If you ask me what my favorite color is, I will happily tell you that it’s October. The leaves are changing, the air becomes crisp, and it’s finally acceptable to have those pumpkin spice lattes that you’ve been drinking since August because you just couldn’t help yourself.
No? That was just me? Well at any rate, with October comes Halloween, which means that masses of parents begin seeking out pumpkin patches, petting zoos, hayrides, and corn mazes for their little ones, and ads for haunted houses crop up overnight.
Traveling through the South, it is practically impossible not to eventually find yourself on a proverbial Main Street while driving through a small town that you may or may not have heard of—and, let’s be honest, probably have names that we are pronouncing wrong. (I’m looking at you, Arab.) But each of these towns have survived. They may not look or function quite the same way, but they’ve endured the test of time and people do in fact still live there.
Which brings me to the name of a little town that I stumbled upon while searching for haunted houses: Cahawba, Alabama—an actual ghost town.
I’ll be the first to say that I didn’t know ghost towns really existed. Abandoned or ruined remains of stray houses and other structures here and there, sure—but a whole town?
The city became the first capital of Alabama in 1820. Six years later the capital was moved to Tuscaloosa, taking many residents with it. But by 1859 the town had gotten a railway line, and Cahawba thrived again—until the Civil War broke out. The Confederate government then seized the railroad and its rails were appropriated for more important military uses. That loss, coupled with major flooding, led to a fixed social and economic decline in Cahaba.

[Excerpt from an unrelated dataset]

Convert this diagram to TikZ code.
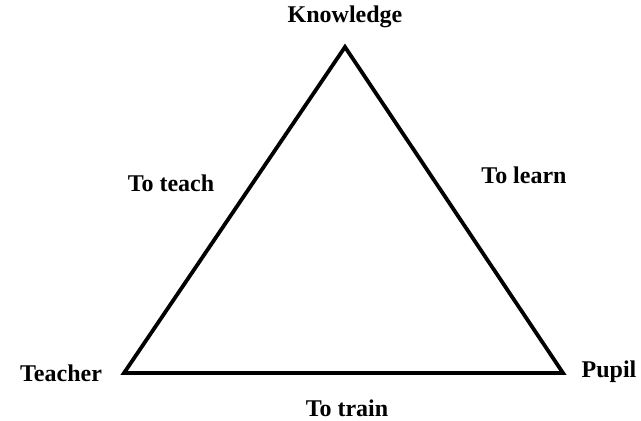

By the end of the century, most of the town’s buildings had been razed or fallen into ruin, and by 1900 it was a ghost town.

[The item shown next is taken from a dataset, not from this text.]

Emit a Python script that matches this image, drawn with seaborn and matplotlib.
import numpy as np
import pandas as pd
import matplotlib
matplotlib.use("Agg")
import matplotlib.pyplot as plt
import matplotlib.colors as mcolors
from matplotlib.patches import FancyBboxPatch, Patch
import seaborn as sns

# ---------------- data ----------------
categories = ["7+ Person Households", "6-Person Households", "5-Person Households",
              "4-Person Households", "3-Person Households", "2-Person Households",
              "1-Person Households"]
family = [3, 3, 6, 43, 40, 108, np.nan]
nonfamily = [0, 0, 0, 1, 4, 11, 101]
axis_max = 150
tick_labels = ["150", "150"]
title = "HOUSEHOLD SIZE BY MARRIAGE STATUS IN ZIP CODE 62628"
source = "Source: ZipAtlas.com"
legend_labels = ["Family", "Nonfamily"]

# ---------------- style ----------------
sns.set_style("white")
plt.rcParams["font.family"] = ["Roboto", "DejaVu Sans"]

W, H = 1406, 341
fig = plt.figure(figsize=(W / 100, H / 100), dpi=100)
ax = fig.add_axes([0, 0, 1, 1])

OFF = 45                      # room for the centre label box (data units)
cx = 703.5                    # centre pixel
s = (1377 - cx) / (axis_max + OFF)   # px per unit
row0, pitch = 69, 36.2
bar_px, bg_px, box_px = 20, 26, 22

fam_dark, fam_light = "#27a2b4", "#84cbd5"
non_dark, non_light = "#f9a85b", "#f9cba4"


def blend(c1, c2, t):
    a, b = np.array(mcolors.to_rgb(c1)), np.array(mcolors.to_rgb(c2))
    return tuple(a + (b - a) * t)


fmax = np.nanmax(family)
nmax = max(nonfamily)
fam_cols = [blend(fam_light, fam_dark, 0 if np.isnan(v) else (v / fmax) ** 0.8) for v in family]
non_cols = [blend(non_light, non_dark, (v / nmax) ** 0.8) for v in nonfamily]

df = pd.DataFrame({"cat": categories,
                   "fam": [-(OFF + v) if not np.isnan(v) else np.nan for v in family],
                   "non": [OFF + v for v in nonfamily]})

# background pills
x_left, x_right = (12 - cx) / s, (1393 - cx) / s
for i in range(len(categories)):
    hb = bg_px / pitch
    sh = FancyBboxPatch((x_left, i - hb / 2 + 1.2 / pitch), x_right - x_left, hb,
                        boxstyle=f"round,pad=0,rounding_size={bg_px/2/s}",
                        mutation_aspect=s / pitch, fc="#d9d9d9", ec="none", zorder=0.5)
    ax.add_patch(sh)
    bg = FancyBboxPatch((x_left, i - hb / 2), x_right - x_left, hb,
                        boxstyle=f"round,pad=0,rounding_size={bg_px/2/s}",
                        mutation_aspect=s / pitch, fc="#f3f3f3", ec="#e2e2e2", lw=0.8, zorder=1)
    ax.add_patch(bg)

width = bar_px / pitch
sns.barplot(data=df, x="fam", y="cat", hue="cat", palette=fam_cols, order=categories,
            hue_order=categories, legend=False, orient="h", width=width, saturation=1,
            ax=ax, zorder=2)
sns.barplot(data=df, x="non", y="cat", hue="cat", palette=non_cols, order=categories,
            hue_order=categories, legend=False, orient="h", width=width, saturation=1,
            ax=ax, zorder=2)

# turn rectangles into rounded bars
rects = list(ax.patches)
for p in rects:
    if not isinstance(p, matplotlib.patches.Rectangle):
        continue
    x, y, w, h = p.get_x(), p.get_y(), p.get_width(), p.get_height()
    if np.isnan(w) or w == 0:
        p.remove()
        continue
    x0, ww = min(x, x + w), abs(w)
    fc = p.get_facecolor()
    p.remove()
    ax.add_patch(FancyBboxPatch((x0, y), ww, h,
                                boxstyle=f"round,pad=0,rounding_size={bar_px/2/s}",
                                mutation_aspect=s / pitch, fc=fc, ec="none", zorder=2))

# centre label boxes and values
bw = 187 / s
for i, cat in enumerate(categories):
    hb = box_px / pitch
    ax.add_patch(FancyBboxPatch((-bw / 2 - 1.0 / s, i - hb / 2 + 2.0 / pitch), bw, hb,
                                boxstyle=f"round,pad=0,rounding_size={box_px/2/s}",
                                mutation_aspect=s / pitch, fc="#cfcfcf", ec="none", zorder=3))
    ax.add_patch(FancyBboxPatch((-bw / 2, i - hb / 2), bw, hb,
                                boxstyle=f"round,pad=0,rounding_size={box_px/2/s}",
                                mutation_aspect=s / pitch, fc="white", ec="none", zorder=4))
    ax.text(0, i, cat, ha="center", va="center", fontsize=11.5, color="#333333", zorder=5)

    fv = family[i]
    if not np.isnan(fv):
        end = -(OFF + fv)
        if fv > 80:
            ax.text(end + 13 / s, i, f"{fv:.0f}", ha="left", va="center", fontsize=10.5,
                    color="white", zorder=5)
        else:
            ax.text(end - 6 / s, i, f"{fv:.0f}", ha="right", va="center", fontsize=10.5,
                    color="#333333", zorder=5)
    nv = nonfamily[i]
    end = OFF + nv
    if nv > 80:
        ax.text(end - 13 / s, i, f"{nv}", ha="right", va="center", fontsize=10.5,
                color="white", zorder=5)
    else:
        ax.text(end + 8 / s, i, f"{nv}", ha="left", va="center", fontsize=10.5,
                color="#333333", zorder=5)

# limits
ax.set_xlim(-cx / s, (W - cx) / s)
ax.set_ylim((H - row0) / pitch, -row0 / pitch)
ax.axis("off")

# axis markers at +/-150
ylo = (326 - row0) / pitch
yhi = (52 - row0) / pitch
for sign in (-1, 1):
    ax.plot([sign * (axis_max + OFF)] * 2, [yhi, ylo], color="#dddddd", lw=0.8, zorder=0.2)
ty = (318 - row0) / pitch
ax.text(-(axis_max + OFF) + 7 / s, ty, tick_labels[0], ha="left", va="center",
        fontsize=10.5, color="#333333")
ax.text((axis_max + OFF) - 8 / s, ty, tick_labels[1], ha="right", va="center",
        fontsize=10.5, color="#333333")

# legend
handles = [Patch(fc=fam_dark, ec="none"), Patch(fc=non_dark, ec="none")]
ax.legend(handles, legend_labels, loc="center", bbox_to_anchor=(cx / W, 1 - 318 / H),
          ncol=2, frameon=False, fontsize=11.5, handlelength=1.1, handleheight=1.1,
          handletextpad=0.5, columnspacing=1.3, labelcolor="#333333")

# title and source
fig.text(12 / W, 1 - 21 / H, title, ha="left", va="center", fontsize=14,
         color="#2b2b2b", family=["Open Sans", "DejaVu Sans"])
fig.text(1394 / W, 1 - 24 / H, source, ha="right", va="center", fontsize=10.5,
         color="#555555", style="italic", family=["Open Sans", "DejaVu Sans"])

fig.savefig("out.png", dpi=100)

Not recently, not sometime in the last fifty years, but a hundred and fifteen years ago this city became abandoned. Today it is a tourist-friendly state historic park where visitors can explore the remains of this once-great capital. The park also has hiking trails, a welcome center, and the Old Cahawba Archaeological Site. The foundation of the Cahawba Federal Prison still remains, which held more than 3,000 Union soldiers during the Civil War.
So this Halloween if you’re looking for a family friendly but still a bit spooky reminiscence of what once was the old South, look no further than the town of Old Cahawba. Who knows? While getting away from all of the other pumpkin-spiced and romanticized images of fall, you may be lucky enough to stumble upon a few ghosts, and learn a little something too.